To celebrate six months since we kicked off our coverage of Asian grains markets, here are a handful of trends that have emerged in this space.
Forex matters more than futures
The Chicago Soft Red Winter wheat futures play a significant role in dictating sentiment in the Australian wheat export market, and initially showed a reasonable correlation of 75-80% with Platts’s Australian Premium White (APW) wheat assessment, from late last year until February 2016.
During this period, APW was on average $40/mt above the prevailing CBOT futures contract, or a cash premium of $104-114 cents/bushel, a range which became very familiar to us through our daily interactions with market players.
A number of Asian flour millers currently prefer to think of regional wheat prices in terms of cash premiums over Chicago futures rather than flat prices, due to the historical prevalence of Chicago as a global wheat benchmark, and because many have built their hedging strategies around these futures, in spite of the imperfect correlation to their regional purchasing prices.
Subsequently, a significant forex fluctuation from Jan-April (with the AUD strengthening by more than 9% against the USD), the futures’ correlation to Australian export prices fell to 60%.
The cash premium of APW over CBOT rose by about 18% from February, in response to the forex movement, with premiums mostly above 120 cents/bushel at the time, and nearly hitting 130 cents/bushel in April, as Australian exporters lifted their USD-denominated offers for Australian wheat to offset the USD weakness.

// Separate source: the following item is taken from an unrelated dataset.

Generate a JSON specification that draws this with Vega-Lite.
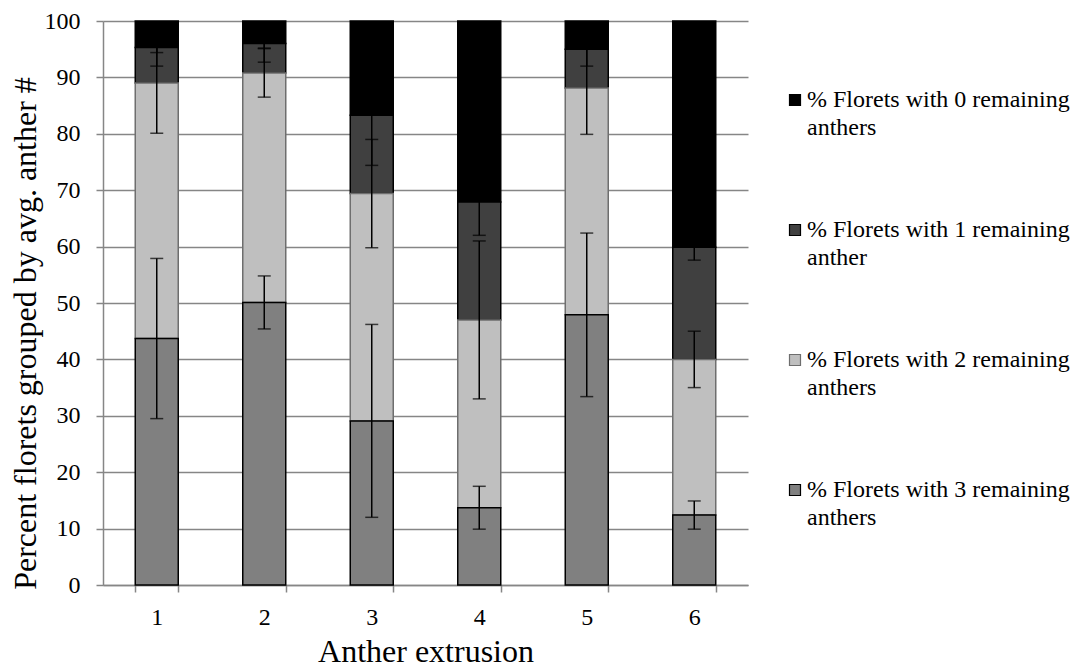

This pushed up APW wheat pricing, despite a falling international wheat pricing trend in March-April.
Meanwhile, flat prices were said to be more attractive than the basis formula during this period, with changes of about 4.8% seen, or at about only a quarter of premium changes.
Indian buyers anticipate import tax cut
In April, the reverse happened… In spite of a weakening Australian dollar and lackluster interests from key Indonesian buyers, APW wheat prices remained firm, attributed partly to a series of rallies in CBOT futures during second half of April.
Indonesian millers were said to be extra cautious in late Q1 2016, as the depreciated rupiah shrank their purchasing power for raw materials.
Meanwhile, some traders pinned the firm APW pricing to Indian demand, which at the time was anticipated to amount to 1-3 million mt in 2016, to fill up a local deficit in the world’s second largest wheat producer following three consecutive years of drought affecting crops.
Indian millers from Tamil Nadu, in the southern India region typically imports wheat from the major wheat producing states in northern India or from overseas, amid inadequate wheat production in the region.
A growing concern over inadequate supply of higher quality wheat lead importers to source for APW wheat, despite an import tax of 25%, which was expected to end in late March, but was eventually extended until end-June.
Australian wheat imports pricing, including the cost of a 25% import tax were said to be marginally higher than domestic wheat by about Indian Rupee 550-600 /mt ($8.30-9.10/mt), but would be a lot more attractive if the import tax is removed by end June, prompting a substantial amount of trade to occur in anticipation of a tax removal.
“If Indian production is really below government estimation of 92-93 million mt whilst state procurement target of 30 million mt for buffer is unmet, local pricing could be buoyed further” commented one international trader.
Australian wheat exporters lost $6-7/mt
Export elevation margins on Australian wheat have been on average -$7/mt during the 2015-2016 harvest, a worrying trend for those international trading firms locked in to five-year take-or-pay agreements.
Highlighting an extremely tough environment for international traders, Australian wheat export deals since the start on November 2015 have been on average $7.02/mt below the replacement value for comparable wheat on the day at the same port.
This unusual phenomenon is a result of an oversupply of shipping slots relative to exported volumes, and the fact that traders would often rather discount their wheat than forfeit the value of an unused shipping slot.
In spite of a couple of trading firms giving up on the Australian wheat market in recent months, this negative export elevation margin is currently closely aligned with the cost of these shipping slots (about $5-9/mt), which shows there is still intense competition to utilize this pre-sold export capacity.